The Altuve call also prompted the first argument in the career of new Astros manager Bo Porter, who came out to question Fletcher but didn't delay the game long. Getting thrown out, over that call, on opening day, in the first inning of the Astros first American League game, well, it would have been awesome. But it didn't happen. That doesn't mean Porter should be satisfied.

And the calls did not seem to impact the outcome of Houston's 8-2 victory, the 4,000th regular-season win in club history. That doesn't mean we should be satisfied with the umpiring.

It was a "bang-bang" play — and maybe it was hard for the umpire to believe Pierzynski actually got the ball there in time, because it doesn't happen very often — but Fletcher appeared to hesitate before calling out Altuve. To me (and Jim Joyce) that's the worst thing an umpire can do. It's one thing for fans in the stands or managers in the dugout to have dubious confidence in umpires. But when they lack it themselves, it's doubly troubling.

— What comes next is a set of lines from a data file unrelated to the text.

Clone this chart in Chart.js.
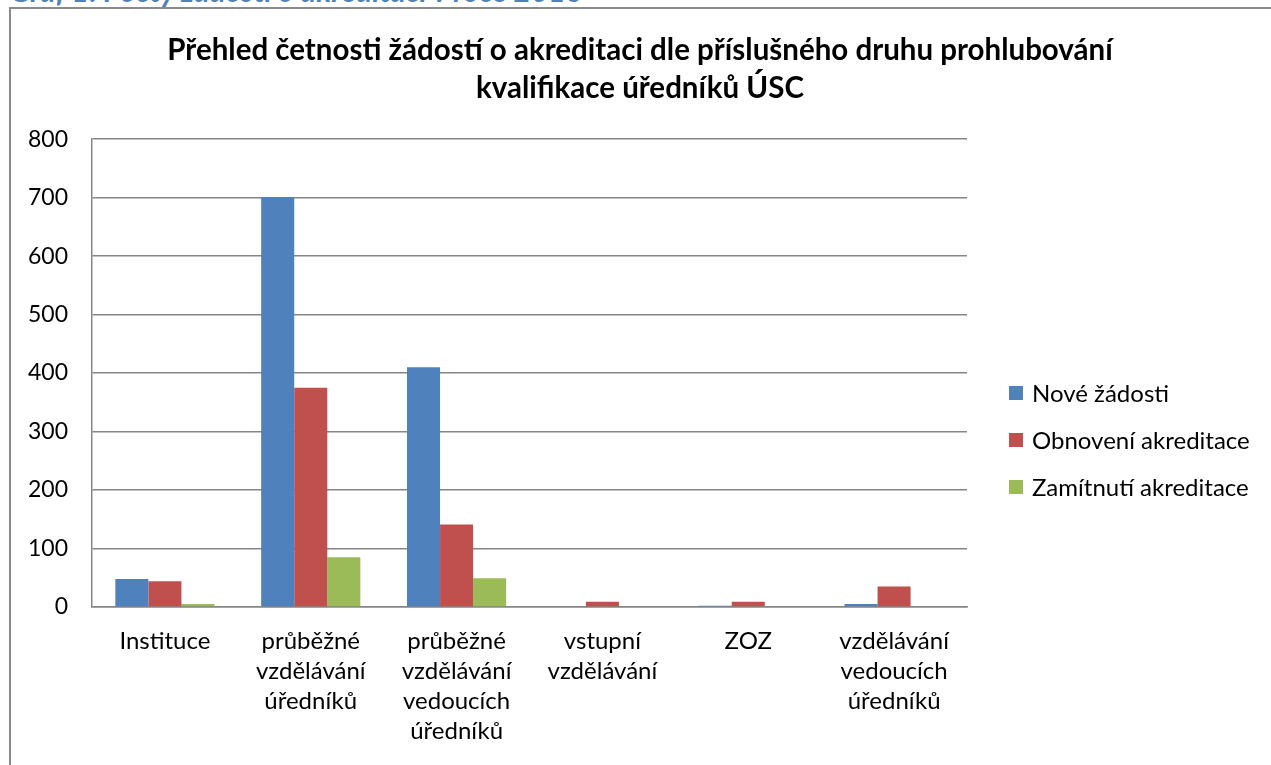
<!DOCTYPE html>
<html>
<head>
<meta charset="utf-8">
<script src="https://cdn.jsdelivr.net/npm/chart.js@4"></script>
<style>
    html, body { margin: 0; padding: 0; background: #fff; overflow: hidden; }
    #caption {
        position: absolute; left: 10px; top: -28px; line-height: 30px;
        font: italic bold 30px Lato, sans-serif; color: #4F81BD; white-space: nowrap;
    }
    #frame {
        position: absolute; left: 9px; top: 7px; width: 1300px; height: 800px;
        border: 2px solid #8a8a8a; background: #fff;
    }
    #chart { position: absolute; left: 0; top: 0; }
</style>
</head>
<body>
<div id="caption">Graf 1: Počty žádostí o akreditaci v roce 2013</div>
<div id="frame"></div>
<canvas id="chart" width="1271" height="765"></canvas>
<script>
    'use strict';

    var titleLines = [
        'Přehled četnosti žádostí o akreditaci dle příslušného druhu prohlubování',
        'kvalifikace úředníků ÚSC'
    ];
    var categories = [
        'Instituce',
        ['průběžné', 'vzdělávání', 'úředníků'],
        ['průběžné', 'vzdělávání', 'vedoucích', 'úředníků'],
        ['vstupní', 'vzdělávání'],
        'ZOZ',
        ['vzdělávání', 'vedoucích', 'úředníků']
    ];
    var seriesNames = ['Nové žádosti', 'Obnovení akreditace', 'Zamítnutí akreditace'];
    var noveZadosti = [48, 701, 410, 0, 2, 5];
    var obnoveni = [44, 375, 141, 9, 9, 35];
    var zamitnuti = [5, 85, 49, 0, 0, 0];
    var yTicks = [0, 100, 200, 300, 400, 500, 600, 700, 800];

    var colors = ['#4F81BD', '#C0504D', '#9BBB59'];
    var FONT = 'Lato, "Open Sans", sans-serif';

    // reserves the right strip of the chart and paints the legend there
    var sideLegend = {
        id: 'sideLegend',
        beforeInit: function (chart) {
            var box = {
                position: 'right', weight: 10, fullSize: false,
                options: {},
                width: 0, height: 0, left: 0, top: 0, right: 0, bottom: 0,
                isHorizontal: function () { return false; },
                getPadding: function () { return { top: 0, left: 0, right: 0, bottom: 0 }; },
                update: function (maxW, maxH) { this.width = 304; this.height = maxH; return this; },
                draw: function () {}
            };
            Chart.layouts.addBox(chart, box);
        },
        afterDraw: function (chart) {
            var ctx = chart.ctx;
            var x = chart.chartArea.right + 42;
            ctx.save();
            ctx.font = '24px ' + FONT;
            ctx.textBaseline = 'middle';
            chart.data.datasets.forEach(function (ds, i) {
                var y = 393 + i * 47;
                ctx.fillStyle = ds.backgroundColor;
                ctx.fillRect(x, y - 7, 14, 14);
                ctx.fillStyle = '#000';
                ctx.fillText(ds.label, x + 23, y + 1);
            });
            ctx.restore();
        }
    };

    var datasets = [noveZadosti, obnoveni, zamitnuti].map(function (vals, i) {
        return {
            label: seriesNames[i],
            data: vals,
            backgroundColor: colors[i],
            borderWidth: 0,
            barPercentage: 1,
            categoryPercentage: 0.68
        };
    });

    new Chart(document.getElementById('chart').getContext('2d'), {
        type: 'bar',
        data: { labels: categories, datasets: datasets },
        plugins: [sideLegend],
        options: {
            responsive: false,
            animation: false,
            devicePixelRatio: 1,
            layout: { padding: { left: 9, right: 0, top: 0, bottom: 0 } },
            plugins: {
                legend: { display: false },
                tooltip: { enabled: false },
                title: {
                    display: true,
                    text: titleLines,
                    color: '#000',
                    font: { family: FONT, size: 29.5, weight: 'bold', lineHeight: 1.29 },
                    padding: { top: 31, bottom: 32 }
                }
            },
            scales: {
                x: {
                    grid: { display: false, drawTicks: false },
                    border: { display: true, color: '#868686', width: 1.5 },
                    ticks: {
                        color: '#000', padding: 19, maxRotation: 0, autoSkip: false,
                        font: { family: FONT, size: 24, lineHeight: 1.25 }
                    },
                    afterFit: function (scale) { scale.height = 158; }
                },
                y: {
                    min: 0, max: 800,
                    grid: { color: '#868686', lineWidth: 1.5, drawTicks: false },
                    border: { display: true, color: '#868686', width: 1.5 },
                    ticks: {
                        color: '#000', padding: 24,
                        font: { family: FONT, size: 23 },
                        callback: function (v) { return yTicks.indexOf(v) >= 0 ? String(v) : null; },
                        stepSize: 100
                    },
                    afterFit: function (scale) { scale.width = 83; }
                }
            }
        }
    });
</script>
</body>
</html>
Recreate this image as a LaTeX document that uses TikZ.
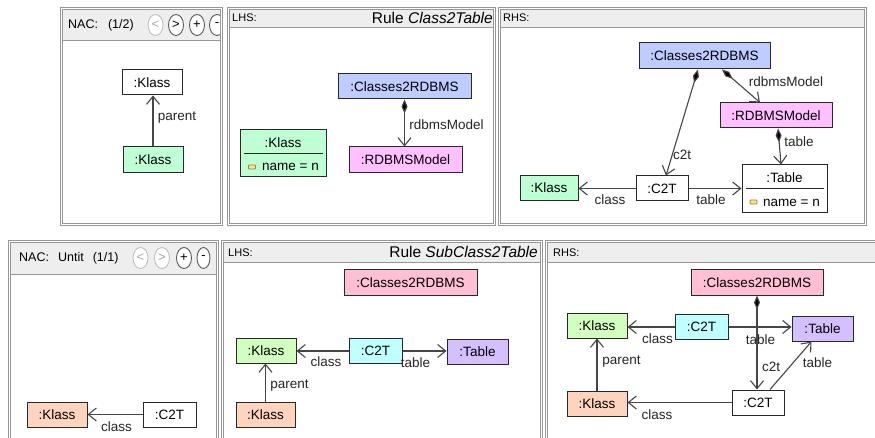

Nobody argued the Maxwell trap; and he sold it very well, getting to his feet quickly and acting all along as though he caught the ball.

It was frustrating also because ESPN showed only one replay of Maxwell's trap, and the broadcast team didn't talk about it after the commercial break (though play-by-play man Dan Schulman acknowledged it was a blown call). I'm not saying they were protecting the umpires, but they weren't being thorough, either.

Ironically, the umps huddled after Maxwell came to the plate in the bottom of the fourth and hit a towering two-run triple off the fence in front of Crawford Boxes in left. Potential home runs are eligible for video review, but not the plays Fletcher missed. Fletcher's mistakes gives the league more food for thought on replay issues as they consider changes for the 2014 season.